イスカンダル防衛の為とはいえ、機動性を失った本級はイスカンダルに着水する頃には、10隻あるかないかの惨状だった。しかも着水したことで機動性はさらに落ち、暗黒星団帝国の艦載機部隊の空襲もあって数を減らしてしまい、最後はプレアデスの直接砲撃で轟沈、全滅した。
対ボラー連邦
再び残存ガミラス艦隊を構成していた。ボラー連邦を相手に奮戦した模様(明確な艦隊戦闘は無し)。建国後も使用が続いていた様子だが、流石に旧式化を考えていたのか、新型の駆逐艦を導入して最前線を退いている。
主に母国防衛部隊として配備されているようで、ボラー連邦のワープミサイル攻撃を阻止するために出撃。数隻の撃沈艦を出しつつも防衛の為に全力を尽くして戦い抜いた。
ゲーム版
デストロイヤー
デストロイヤー級巡洋艦(PS版『遥かなる星イスカンダル』)、駆逐巡洋艦(PS版『さらば宇宙戦艦ヤマト 愛の戦士たち)、D型デストロイヤーあるいは駆逐巡洋デストロイヤー級(PS2版『イスカンダルの追憶』と作品ごとに呼称が異なる。主砲がヤマトの副砲級の中口径砲であることは共通している。武装は作品を追うごとに主砲2基に始まって、主砲1基と上方迎撃ミサイルが追加、最終的には主砲が更に2基追加されている。
ハーゲル
PS2版『イスカンダルの追憶』にて登場する、ゲームオリジナルのガミラス艦艇。この艦は、マイクロブラックホールを作る為に超質量を捕獲する専用艦艇である。
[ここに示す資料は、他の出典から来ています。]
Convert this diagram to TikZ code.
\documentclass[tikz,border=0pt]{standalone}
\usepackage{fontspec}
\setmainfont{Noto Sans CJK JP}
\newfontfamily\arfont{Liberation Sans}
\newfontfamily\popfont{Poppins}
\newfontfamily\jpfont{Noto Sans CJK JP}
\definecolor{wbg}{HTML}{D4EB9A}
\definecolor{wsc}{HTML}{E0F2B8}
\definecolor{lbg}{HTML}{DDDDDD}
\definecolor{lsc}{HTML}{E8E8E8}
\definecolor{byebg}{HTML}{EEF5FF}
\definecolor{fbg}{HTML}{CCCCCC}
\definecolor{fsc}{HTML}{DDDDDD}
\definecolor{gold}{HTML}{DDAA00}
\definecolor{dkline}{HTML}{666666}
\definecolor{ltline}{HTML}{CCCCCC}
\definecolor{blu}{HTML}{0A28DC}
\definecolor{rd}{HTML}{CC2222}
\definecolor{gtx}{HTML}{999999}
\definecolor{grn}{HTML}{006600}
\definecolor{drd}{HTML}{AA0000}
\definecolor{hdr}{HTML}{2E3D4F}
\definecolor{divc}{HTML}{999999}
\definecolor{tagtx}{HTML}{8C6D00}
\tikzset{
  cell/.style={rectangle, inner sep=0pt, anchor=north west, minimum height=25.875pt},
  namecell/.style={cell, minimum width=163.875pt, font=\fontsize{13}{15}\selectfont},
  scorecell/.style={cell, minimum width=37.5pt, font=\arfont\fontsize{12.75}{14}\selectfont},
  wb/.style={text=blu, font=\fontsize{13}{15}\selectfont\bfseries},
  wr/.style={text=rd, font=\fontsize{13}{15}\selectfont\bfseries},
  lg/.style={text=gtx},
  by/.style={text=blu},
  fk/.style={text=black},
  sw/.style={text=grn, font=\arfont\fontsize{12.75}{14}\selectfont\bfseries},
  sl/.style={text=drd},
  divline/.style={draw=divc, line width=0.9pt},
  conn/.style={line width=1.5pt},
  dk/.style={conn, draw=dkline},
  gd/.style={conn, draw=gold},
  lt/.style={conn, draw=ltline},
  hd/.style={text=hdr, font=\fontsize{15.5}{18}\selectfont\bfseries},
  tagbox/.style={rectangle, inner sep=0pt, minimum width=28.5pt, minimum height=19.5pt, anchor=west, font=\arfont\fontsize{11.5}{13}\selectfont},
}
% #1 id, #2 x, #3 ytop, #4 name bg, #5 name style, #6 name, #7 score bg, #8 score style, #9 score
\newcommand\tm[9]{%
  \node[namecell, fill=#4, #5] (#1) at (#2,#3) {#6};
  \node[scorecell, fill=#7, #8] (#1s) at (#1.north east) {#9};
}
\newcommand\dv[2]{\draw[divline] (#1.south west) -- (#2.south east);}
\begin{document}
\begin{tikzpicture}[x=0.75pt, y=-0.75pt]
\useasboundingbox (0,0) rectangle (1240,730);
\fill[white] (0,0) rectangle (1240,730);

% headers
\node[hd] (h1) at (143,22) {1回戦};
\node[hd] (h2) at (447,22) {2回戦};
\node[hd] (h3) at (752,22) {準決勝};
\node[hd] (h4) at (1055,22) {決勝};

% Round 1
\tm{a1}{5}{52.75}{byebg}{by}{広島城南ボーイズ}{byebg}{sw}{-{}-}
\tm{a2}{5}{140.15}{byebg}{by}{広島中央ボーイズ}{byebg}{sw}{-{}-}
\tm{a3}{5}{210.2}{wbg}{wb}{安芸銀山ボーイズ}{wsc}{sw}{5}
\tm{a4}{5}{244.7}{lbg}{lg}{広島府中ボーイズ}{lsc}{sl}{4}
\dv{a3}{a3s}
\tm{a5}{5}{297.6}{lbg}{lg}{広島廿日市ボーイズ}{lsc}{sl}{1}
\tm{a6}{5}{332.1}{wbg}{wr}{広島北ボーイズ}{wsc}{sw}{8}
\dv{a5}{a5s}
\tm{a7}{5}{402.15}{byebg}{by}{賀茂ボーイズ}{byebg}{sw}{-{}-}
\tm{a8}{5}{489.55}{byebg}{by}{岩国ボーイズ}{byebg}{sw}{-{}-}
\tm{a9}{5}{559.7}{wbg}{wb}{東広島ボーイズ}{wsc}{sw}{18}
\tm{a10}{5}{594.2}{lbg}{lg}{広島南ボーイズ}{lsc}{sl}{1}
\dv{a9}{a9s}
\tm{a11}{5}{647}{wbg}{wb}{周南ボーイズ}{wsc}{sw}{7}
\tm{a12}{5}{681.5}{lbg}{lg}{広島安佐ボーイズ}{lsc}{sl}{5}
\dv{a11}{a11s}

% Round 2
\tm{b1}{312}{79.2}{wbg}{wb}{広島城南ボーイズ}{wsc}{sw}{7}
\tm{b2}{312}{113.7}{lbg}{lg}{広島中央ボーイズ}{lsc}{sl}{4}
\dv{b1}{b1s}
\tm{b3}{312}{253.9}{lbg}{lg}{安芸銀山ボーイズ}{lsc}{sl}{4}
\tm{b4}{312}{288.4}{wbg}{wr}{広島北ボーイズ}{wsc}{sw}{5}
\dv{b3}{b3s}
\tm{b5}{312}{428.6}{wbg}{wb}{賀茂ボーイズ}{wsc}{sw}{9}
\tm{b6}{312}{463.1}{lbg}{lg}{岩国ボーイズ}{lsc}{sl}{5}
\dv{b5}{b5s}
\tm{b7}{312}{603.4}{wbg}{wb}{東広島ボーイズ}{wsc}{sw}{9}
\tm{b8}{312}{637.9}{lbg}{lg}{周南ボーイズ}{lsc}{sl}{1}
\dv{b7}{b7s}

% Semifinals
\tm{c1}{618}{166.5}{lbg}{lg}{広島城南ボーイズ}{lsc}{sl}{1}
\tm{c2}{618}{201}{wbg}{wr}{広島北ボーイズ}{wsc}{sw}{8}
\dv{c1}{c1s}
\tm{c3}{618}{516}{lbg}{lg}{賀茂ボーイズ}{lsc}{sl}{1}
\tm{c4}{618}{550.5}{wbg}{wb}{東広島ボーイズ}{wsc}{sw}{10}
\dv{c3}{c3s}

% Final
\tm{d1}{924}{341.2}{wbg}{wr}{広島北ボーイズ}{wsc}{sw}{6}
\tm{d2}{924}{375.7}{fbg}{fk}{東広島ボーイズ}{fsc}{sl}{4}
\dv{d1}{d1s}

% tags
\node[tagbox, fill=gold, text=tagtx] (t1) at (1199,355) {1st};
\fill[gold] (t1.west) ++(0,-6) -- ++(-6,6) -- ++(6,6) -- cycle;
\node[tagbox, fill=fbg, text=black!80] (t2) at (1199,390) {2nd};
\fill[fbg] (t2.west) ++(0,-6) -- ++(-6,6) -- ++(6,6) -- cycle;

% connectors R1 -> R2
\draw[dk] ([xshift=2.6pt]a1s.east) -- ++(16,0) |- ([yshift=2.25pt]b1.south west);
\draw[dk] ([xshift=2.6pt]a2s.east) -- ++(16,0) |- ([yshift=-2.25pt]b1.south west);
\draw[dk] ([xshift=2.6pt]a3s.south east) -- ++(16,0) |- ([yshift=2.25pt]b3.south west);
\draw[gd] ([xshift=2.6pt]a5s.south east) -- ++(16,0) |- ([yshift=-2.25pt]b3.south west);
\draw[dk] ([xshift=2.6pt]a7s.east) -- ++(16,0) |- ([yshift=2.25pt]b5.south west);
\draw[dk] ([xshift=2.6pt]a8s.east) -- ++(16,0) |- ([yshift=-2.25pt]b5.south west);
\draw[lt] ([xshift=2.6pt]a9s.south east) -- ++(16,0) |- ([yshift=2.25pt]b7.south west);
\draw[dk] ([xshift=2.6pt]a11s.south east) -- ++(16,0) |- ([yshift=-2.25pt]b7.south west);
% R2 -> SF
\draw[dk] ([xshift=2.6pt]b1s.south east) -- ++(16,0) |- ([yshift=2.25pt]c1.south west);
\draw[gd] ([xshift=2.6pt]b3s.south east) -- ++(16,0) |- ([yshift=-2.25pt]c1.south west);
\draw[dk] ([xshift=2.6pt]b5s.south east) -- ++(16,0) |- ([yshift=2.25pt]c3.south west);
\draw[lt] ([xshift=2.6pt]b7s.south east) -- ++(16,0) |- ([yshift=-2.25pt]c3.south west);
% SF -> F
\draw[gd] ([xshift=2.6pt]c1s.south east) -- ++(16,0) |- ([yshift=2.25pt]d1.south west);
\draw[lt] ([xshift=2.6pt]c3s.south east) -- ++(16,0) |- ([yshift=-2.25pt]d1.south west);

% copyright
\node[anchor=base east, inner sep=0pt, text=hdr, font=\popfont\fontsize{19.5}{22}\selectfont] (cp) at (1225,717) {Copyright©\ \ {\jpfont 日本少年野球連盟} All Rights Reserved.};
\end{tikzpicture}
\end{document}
その姿形は、駆逐型デストロイヤー艦を横に2隻繋げた様な双胴型艦艇で、その上面中央には元の艦橋は無く質量物質を鹵獲する為の大きな穴が開いている。ただし、元の艦橋が無い代わりに、櫓のような(三脚式のような)小さな骨組みに艦橋が乗っている。武装は連装ビーム砲塔を舷側に2基づつ8門備えている。
ゲーム中では縮退作業の為に途中参加する艦艇ではあるが、その後の任務でも参加可能。単なる補助艦艇とは言い難く、意外と高い防御装甲とそこそこの火力がある為、意外にも艦隊戦力の一員として活躍できる艦である。ただし、ミサイル兵装や対空兵装等は一切ないため、本当の砲艦扱いではあるが。
デスガーター
携帯ゲーム機ワンダースワンで発売されているが、その中にはデスガーターと呼ばれる艦艇が存在する。これはデストロイヤー艦を強化したような戦闘艦で、塗装は青色になっている。恐らくは親衛隊に所属しているのではと推察できるが、詳しい事は不明である。